--- begin ---

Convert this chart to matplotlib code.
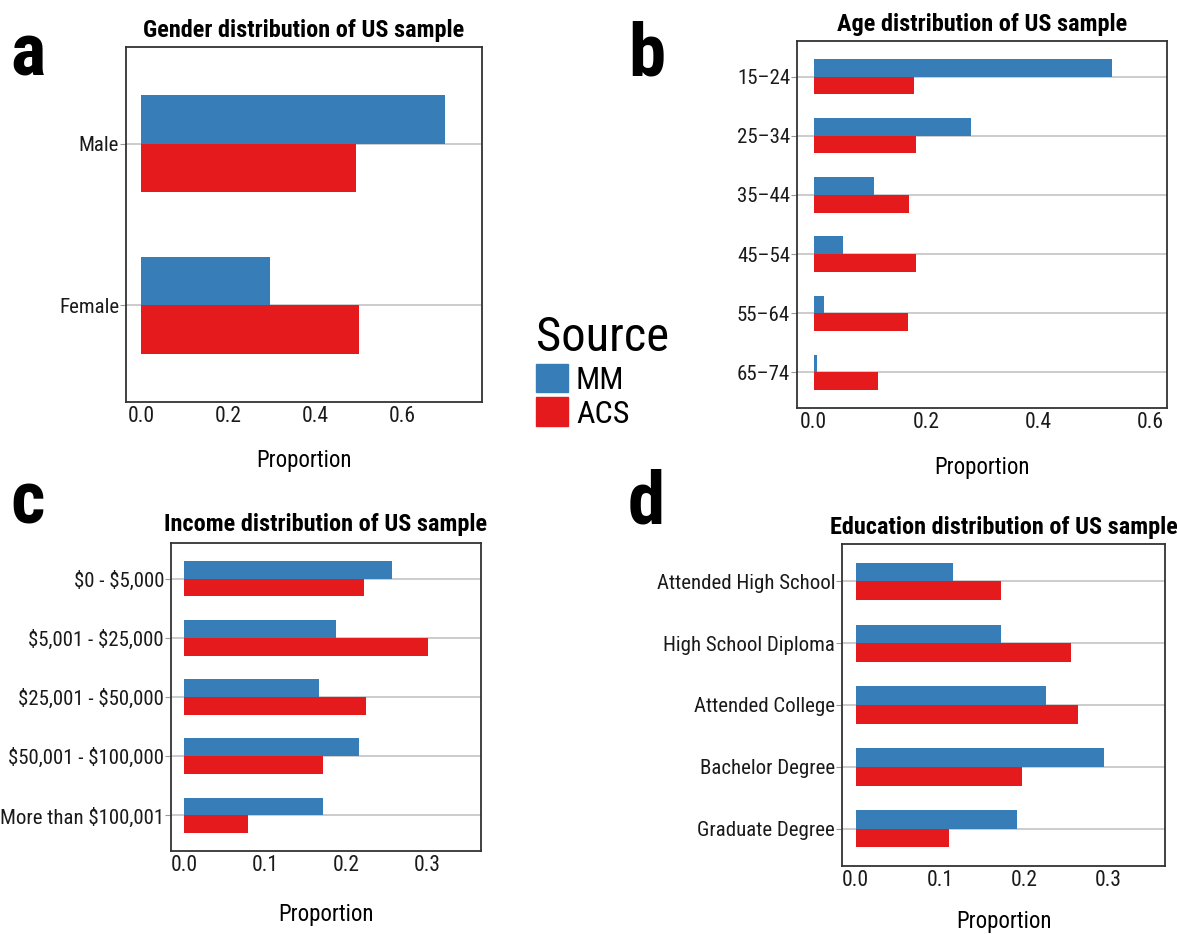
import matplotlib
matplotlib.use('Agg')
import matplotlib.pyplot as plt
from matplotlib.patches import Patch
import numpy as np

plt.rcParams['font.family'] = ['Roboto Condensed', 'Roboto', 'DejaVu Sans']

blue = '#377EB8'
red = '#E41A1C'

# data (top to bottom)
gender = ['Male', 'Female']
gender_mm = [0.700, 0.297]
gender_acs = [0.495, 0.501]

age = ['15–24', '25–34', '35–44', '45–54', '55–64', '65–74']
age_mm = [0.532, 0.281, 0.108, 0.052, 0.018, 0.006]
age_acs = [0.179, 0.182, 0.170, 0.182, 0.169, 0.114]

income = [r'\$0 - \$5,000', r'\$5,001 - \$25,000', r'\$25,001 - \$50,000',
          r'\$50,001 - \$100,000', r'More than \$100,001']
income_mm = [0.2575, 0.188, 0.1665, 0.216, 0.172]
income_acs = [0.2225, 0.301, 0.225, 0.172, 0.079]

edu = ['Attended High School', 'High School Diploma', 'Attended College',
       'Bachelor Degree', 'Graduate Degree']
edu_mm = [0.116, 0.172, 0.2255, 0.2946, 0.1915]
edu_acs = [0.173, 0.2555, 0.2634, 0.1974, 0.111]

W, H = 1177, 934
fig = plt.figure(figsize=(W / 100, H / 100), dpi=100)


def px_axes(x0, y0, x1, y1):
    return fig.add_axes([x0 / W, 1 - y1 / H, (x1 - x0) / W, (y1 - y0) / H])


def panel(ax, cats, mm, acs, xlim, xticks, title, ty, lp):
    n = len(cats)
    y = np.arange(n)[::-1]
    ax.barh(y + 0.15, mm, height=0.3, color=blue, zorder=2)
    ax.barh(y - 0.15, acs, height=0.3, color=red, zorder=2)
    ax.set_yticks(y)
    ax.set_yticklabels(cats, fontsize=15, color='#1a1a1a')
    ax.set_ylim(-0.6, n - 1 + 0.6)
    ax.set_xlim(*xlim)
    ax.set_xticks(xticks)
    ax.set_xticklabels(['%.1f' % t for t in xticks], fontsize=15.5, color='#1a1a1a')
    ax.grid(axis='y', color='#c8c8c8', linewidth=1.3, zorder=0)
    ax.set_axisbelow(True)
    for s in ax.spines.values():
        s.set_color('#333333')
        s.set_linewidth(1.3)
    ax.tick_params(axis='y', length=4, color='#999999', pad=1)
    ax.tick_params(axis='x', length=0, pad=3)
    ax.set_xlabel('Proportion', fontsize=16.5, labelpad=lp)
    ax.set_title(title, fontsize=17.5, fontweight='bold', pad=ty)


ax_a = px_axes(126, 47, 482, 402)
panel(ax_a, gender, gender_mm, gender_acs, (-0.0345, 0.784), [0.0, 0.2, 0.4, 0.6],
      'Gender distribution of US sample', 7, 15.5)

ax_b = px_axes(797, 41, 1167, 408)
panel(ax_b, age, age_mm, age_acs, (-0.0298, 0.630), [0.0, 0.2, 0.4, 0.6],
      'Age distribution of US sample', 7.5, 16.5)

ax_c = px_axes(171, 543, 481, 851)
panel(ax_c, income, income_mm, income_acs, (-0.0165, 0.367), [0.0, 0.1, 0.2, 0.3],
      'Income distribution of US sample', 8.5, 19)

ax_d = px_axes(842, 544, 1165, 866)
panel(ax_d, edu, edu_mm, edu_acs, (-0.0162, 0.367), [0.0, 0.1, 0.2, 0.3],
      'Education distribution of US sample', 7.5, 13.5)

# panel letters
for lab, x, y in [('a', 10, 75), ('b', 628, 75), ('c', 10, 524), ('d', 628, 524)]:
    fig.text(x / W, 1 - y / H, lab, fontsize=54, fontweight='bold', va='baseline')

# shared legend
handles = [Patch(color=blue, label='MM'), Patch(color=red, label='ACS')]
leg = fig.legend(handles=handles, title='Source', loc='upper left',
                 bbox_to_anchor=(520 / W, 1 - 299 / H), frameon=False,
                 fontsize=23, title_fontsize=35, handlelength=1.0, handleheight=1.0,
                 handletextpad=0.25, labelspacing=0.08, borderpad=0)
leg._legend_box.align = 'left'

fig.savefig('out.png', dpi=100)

--- end ---

**EXERCISE REQUIREMENTS:**
Your task is to restate word for word the lines from the top of the data to the line containing "edu_acs = [0.173, 0.2555, 0.2634, 0.1974, 0.111]", both ends included, with every picture left out.

**WRITTEN SOLUTION:**
Convert this chart to matplotlib code.
import matplotlib
matplotlib.use('Agg')
import matplotlib.pyplot as plt
from matplotlib.patches import Patch
import numpy as np

plt.rcParams['font.family'] = ['Roboto Condensed', 'Roboto', 'DejaVu Sans']

blue = '#377EB8'
red = '#E41A1C'

# data (top to bottom)
gender = ['Male', 'Female']
gender_mm = [0.700, 0.297]
gender_acs = [0.495, 0.501]

age = ['15–24', '25–34', '35–44', '45–54', '55–64', '65–74']
age_mm = [0.532, 0.281, 0.108, 0.052, 0.018, 0.006]
age_acs = [0.179, 0.182, 0.170, 0.182, 0.169, 0.114]

income = [r'\$0 - \$5,000', r'\$5,001 - \$25,000', r'\$25,001 - \$50,000',
          r'\$50,001 - \$100,000', r'More than \$100,001']
income_mm = [0.2575, 0.188, 0.1665, 0.216, 0.172]
income_acs = [0.2225, 0.301, 0.225, 0.172, 0.079]

edu = ['Attended High School', 'High School Diploma', 'Attended College',
       'Bachelor Degree', 'Graduate Degree']
edu_mm = [0.116, 0.172, 0.2255, 0.2946, 0.1915]
edu_acs = [0.173, 0.2555, 0.2634, 0.1974, 0.111]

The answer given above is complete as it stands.